* What you will do
Produce an exact copy of all the data below, dropping every image.

····················

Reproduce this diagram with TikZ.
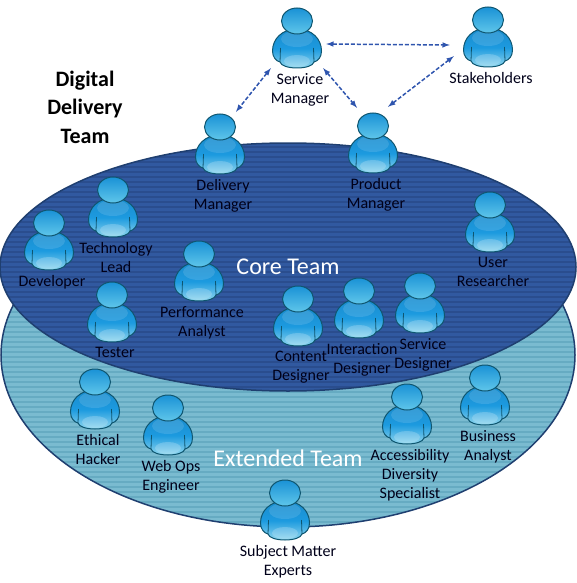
\documentclass[tikz,border=0pt]{standalone}
\usepackage{fontspec}
\setmainfont{Carlito}
\usetikzlibrary{positioning}
\usetikzlibrary{arrows}
\definecolor{coreblue}{HTML}{3159A0}
\definecolor{corestripe}{HTML}{2A4D8E}
\definecolor{extblue}{HTML}{7ABBD0}
\definecolor{extstripe}{HTML}{66ABC2}
\definecolor{rimblue}{HTML}{1F3F70}
\definecolor{manrim}{HTML}{0F5670}
\definecolor{linkblue}{HTML}{2F55AE}
\definecolor{bodytop}{HTML}{1A8CCE}
\definecolor{bodymid}{HTML}{1C9ADF}
\definecolor{bodylow}{HTML}{8FD6EE}
\definecolor{headtop}{HTML}{1A92D6}
\definecolor{headlow}{HTML}{5FC6EA}
\tikzstyle{personbox}=[rectangle,minimum width=52pt,minimum height=60pt,inner sep=0pt]
\tikzstyle{lbl}=[font=\fontsize{16}{19}\selectfont,text=black!90!blue,align=center,inner sep=0pt]
\tikzstyle{teamlbl}=[font=\fontsize{24}{26}\selectfont,text=white,inner sep=0pt]
\tikzstyle{titlelbl}=[font=\fontsize{22}{28.5}\selectfont\bfseries,align=center,inner sep=0pt]
\tikzstyle{link}=[draw=linkblue,dash pattern=on 4pt off 2pt,line width=1.5pt,<->,>=latex]
\tikzset{
  person/.pic={
    \path[draw=manrim,line width=1pt,top color=bodytop,bottom color=bodylow,middle color=bodymid]
      (0,8) .. controls (15,8) and (24.5,18) .. (24.5,30) .. controls (24.5,36) and (21,40) .. (17,41)
      .. controls (16,45) and (8,47) .. (0,47) .. controls (-8,47) and (-16,45) .. (-17,41)
      .. controls (-21,40) and (-24.5,36) .. (-24.5,30) .. controls (-24.5,18) and (-15,8) .. (0,8) -- cycle;
    \fill[white,opacity=0.12] (0,18) ellipse (16 and 8);
    \fill[white,opacity=0.2] (0,40) ellipse (13 and 6);
    \draw[manrim,line width=0.8pt] (-16.5,27) -- (-17,41) (16.5,27) -- (17,41);
    \path[draw=manrim,line width=1pt,top color=headtop,bottom color=headlow] (0,0) ellipse (15.5 and 13);
  }
}
\begin{document}
\begin{tikzpicture}[x=1pt,y=-1pt]
  \useasboundingbox (0,0) rectangle (577,583);

  % extended team
  \begin{scope}
    \clip (288,355) ellipse (287 and 172);
    \fill[extblue] (0,180) rectangle (577,530);
    \foreach \y in {182,187,...,530}
      \draw[extstripe,line width=1.8pt] (0,\y) -- (577,\y);
  \end{scope}
  \draw[rimblue,line width=1.5pt] (288,355) ellipse (287 and 172);

  % core team
  \begin{scope}
    \clip (288,267) ellipse (288 and 124);
    \fill[coreblue] (0,140) rectangle (577,395);
    \foreach \y in {142,147,...,394}
      \draw[corestripe,line width=1.8pt] (0,\y) -- (577,\y);
  \end{scope}
  \draw[rimblue,line width=1.5pt] (288,267) ellipse (288 and 124);

  \node[titlelbl] (title) at (85,107) {Digital\\Delivery\\Team};
  \node[teamlbl] (core) at (288,267) {Core Team};
  \node[teamlbl] (extended) at (288,458) {Extended Team};

  \foreach \x/\y/\name/\label in {
      297/21/service/{Service\\Manager}, 488/20/stake/{Stakeholders},
      220/127/delivery/{Delivery\\Manager}, 373/126/product/{Product\\Manager},
      113/190/techlead/{Technology\\Lead}, 49/223/developer/{Developer},
      112/295/tester/{Tester}, 199/254/perf/{Performance\\Analyst},
      298/299/content/{Content\\Designer}, 359/291/interaction/{Interaction\\Designer},
      420/286/servdes/{Service\\Designer}, 490/205/research/{User\\Researcher},
      485/378/business/{Business\\Analyst}, 407/397/access/{Accessibility\\Diversity\\Specialist},
      95/382/ethical/{Ethical\\Hacker}, 168/408/webops/{Web Ops\\Engineer},
      285/493/subject/{Subject Matter\\Experts}} {
    \pic at (\x,\y) {person};
    \node[personbox] (\name) at (\x,\y+17) {};
    \node[lbl,below=5pt of \name,xshift=3pt] (\name-lbl) {\label};
  }

  \draw[link] ([xshift=3pt,yshift=-6pt]service.east) -- ([xshift=-12pt,yshift=-8pt]stake.west);
  \draw[link] (service.south west) -- ([xshift=16pt,yshift=2pt]delivery.north);
  \draw[link] (service.south east) -- ([xshift=-16pt,yshift=5pt]product.north);
  \draw[link] ([xshift=15pt,yshift=6pt]product.north) -- ([xshift=-8pt,yshift=11pt]stake.south west);
\end{tikzpicture}
\end{document}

····················

* Result for this exercise
Reproduce this diagram with TikZ.
\documentclass[tikz,border=0pt]{standalone}
\usepackage{fontspec}
\setmainfont{Carlito}
\usetikzlibrary{positioning}
\usetikzlibrary{arrows}
\definecolor{coreblue}{HTML}{3159A0}
\definecolor{corestripe}{HTML}{2A4D8E}
\definecolor{extblue}{HTML}{7ABBD0}
\definecolor{extstripe}{HTML}{66ABC2}
\definecolor{rimblue}{HTML}{1F3F70}
\definecolor{manrim}{HTML}{0F5670}
\definecolor{linkblue}{HTML}{2F55AE}
\definecolor{bodytop}{HTML}{1A8CCE}
\definecolor{bodymid}{HTML}{1C9ADF}
\definecolor{bodylow}{HTML}{8FD6EE}
\definecolor{headtop}{HTML}{1A92D6}
\definecolor{headlow}{HTML}{5FC6EA}
\tikzstyle{personbox}=[rectangle,minimum width=52pt,minimum height=60pt,inner sep=0pt]
\tikzstyle{lbl}=[font=\fontsize{16}{19}\selectfont,text=black!90!blue,align=center,inner sep=0pt]
\tikzstyle{teamlbl}=[font=\fontsize{24}{26}\selectfont,text=white,inner sep=0pt]
\tikzstyle{titlelbl}=[font=\fontsize{22}{28.5}\selectfont\bfseries,align=center,inner sep=0pt]
\tikzstyle{link}=[draw=linkblue,dash pattern=on 4pt off 2pt,line width=1.5pt,<->,>=latex]
\tikzset{
  person/.pic={
    \path[draw=manrim,line width=1pt,top color=bodytop,bottom color=bodylow,middle color=bodymid]
      (0,8) .. controls (15,8) and (24.5,18) .. (24.5,30) .. controls (24.5,36) and (21,40) .. (17,41)
      .. controls (16,45) and (8,47) .. (0,47) .. controls (-8,47) and (-16,45) .. (-17,41)
      .. controls (-21,40) and (-24.5,36) .. (-24.5,30) .. controls (-24.5,18) and (-15,8) .. (0,8) -- cycle;
    \fill[white,opacity=0.12] (0,18) ellipse (16 and 8);
    \fill[white,opacity=0.2] (0,40) ellipse (13 and 6);
    \draw[manrim,line width=0.8pt] (-16.5,27) -- (-17,41) (16.5,27) -- (17,41);
    \path[draw=manrim,line width=1pt,top color=headtop,bottom color=headlow] (0,0) ellipse (15.5 and 13);
  }
}
\begin{document}
\begin{tikzpicture}[x=1pt,y=-1pt]
  \useasboundingbox (0,0) rectangle (577,583);

  % extended team
  \begin{scope}
    \clip (288,355) ellipse (287 and 172);
    \fill[extblue] (0,180) rectangle (577,530);
    \foreach \y in {182,187,...,530}
      \draw[extstripe,line width=1.8pt] (0,\y) -- (577,\y);
  \end{scope}
  \draw[rimblue,line width=1.5pt] (288,355) ellipse (287 and 172);

  % core team
  \begin{scope}
    \clip (288,267) ellipse (288 and 124);
    \fill[coreblue] (0,140) rectangle (577,395);
    \foreach \y in {142,147,...,394}
      \draw[corestripe,line width=1.8pt] (0,\y) -- (577,\y);
  \end{scope}
  \draw[rimblue,line width=1.5pt] (288,267) ellipse (288 and 124);

  \node[titlelbl] (title) at (85,107) {Digital\\Delivery\\Team};
  \node[teamlbl] (core) at (288,267) {Core Team};
  \node[teamlbl] (extended) at (288,458) {Extended Team};

  \foreach \x/\y/\name/\label in {
      297/21/service/{Service\\Manager}, 488/20/stake/{Stakeholders},
      220/127/delivery/{Delivery\\Manager}, 373/126/product/{Product\\Manager},
      113/190/techlead/{Technology\\Lead}, 49/223/developer/{Developer},
      112/295/tester/{Tester}, 199/254/perf/{Performance\\Analyst},
      298/299/content/{Content\\Designer}, 359/291/interaction/{Interaction\\Designer},
      420/286/servdes/{Service\\Designer}, 490/205/research/{User\\Researcher},
      485/378/business/{Business\\Analyst}, 407/397/access/{Accessibility\\Diversity\\Specialist},
      95/382/ethical/{Ethical\\Hacker}, 168/408/webops/{Web Ops\\Engineer},
      285/493/subject/{Subject Matter\\Experts}} {
    \pic at (\x,\y) {person};
    \node[personbox] (\name) at (\x,\y+17) {};
    \node[lbl,below=5pt of \name,xshift=3pt] (\name-lbl) {\label};
  }

  \draw[link] ([xshift=3pt,yshift=-6pt]service.east) -- ([xshift=-12pt,yshift=-8pt]stake.west);
  \draw[link] (service.south west) -- ([xshift=16pt,yshift=2pt]delivery.north);
  \draw[link] (service.south east) -- ([xshift=-16pt,yshift=5pt]product.north);
  \draw[link] ([xshift=15pt,yshift=6pt]product.north) -- ([xshift=-8pt,yshift=11pt]stake.south west);
\end{tikzpicture}
\end{document}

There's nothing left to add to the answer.